Return exactly and only these lines: the first of the listing through the one containing "from matplotlib.ticker import".

— Start of Supplied data —

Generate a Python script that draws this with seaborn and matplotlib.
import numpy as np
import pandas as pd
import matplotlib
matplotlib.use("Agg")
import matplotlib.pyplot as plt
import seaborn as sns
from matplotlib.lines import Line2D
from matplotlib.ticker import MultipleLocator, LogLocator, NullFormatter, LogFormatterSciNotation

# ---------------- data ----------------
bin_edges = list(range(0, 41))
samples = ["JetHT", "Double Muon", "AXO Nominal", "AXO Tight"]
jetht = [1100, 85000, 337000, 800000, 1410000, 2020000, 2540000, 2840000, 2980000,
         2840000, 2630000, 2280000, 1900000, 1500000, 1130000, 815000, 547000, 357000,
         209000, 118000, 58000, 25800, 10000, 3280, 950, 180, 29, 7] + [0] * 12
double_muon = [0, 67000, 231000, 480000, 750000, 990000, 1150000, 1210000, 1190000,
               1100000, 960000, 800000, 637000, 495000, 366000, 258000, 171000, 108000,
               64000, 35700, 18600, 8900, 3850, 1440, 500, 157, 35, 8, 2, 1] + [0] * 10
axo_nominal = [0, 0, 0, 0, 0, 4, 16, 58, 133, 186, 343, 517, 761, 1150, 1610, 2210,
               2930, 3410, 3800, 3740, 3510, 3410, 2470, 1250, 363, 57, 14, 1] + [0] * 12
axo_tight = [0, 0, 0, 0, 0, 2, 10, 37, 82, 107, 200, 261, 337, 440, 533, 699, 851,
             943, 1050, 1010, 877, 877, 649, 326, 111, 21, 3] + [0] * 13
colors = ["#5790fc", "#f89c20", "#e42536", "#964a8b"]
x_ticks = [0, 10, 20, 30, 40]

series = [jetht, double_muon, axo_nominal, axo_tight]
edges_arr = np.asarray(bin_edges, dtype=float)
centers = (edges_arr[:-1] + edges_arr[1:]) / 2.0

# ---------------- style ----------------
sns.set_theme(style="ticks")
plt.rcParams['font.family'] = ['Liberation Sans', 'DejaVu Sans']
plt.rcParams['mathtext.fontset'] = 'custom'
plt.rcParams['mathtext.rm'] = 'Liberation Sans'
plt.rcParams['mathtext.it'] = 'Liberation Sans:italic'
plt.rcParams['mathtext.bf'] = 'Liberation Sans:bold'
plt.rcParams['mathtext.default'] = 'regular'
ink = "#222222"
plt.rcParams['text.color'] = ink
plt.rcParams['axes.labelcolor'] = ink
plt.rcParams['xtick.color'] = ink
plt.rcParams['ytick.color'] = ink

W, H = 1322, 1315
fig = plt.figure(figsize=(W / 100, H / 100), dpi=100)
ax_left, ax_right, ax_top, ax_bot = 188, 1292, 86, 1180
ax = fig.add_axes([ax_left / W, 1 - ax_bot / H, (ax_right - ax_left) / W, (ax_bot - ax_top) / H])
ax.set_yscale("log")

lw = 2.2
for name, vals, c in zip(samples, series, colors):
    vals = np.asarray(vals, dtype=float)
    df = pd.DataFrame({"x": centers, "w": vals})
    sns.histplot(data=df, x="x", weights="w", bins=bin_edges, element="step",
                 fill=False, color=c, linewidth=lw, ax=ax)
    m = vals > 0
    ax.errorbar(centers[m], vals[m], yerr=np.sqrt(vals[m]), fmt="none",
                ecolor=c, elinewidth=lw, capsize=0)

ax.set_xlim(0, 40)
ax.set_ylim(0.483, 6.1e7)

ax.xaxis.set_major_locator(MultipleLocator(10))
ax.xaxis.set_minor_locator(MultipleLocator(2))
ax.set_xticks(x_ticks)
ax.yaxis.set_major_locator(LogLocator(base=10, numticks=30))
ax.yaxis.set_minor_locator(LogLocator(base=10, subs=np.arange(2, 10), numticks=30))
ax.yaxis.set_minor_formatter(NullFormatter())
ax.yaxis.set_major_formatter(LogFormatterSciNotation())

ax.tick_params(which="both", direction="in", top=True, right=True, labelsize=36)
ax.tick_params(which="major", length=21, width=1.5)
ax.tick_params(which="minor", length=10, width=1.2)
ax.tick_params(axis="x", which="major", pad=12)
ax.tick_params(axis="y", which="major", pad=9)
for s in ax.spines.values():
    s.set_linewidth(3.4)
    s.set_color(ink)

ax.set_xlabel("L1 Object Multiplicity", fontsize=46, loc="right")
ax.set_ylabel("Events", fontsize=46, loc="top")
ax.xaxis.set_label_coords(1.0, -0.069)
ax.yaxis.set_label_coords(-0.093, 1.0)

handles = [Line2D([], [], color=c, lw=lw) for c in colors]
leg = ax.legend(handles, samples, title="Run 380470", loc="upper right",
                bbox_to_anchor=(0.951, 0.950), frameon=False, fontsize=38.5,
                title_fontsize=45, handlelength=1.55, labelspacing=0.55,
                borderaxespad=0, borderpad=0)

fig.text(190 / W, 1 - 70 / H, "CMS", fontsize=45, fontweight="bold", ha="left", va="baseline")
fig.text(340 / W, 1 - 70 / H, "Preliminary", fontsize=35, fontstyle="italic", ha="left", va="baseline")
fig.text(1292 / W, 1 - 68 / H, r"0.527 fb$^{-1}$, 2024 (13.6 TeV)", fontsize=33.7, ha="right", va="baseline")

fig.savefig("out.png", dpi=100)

— End of Supplied data —

→ **Reply**:
Generate a Python script that draws this with seaborn and matplotlib.
import numpy as np
import pandas as pd
import matplotlib
matplotlib.use("Agg")
import matplotlib.pyplot as plt
import seaborn as sns
from matplotlib.lines import Line2D
from matplotlib.ticker import MultipleLocator, LogLocator, NullFormatter, LogFormatterSciNotation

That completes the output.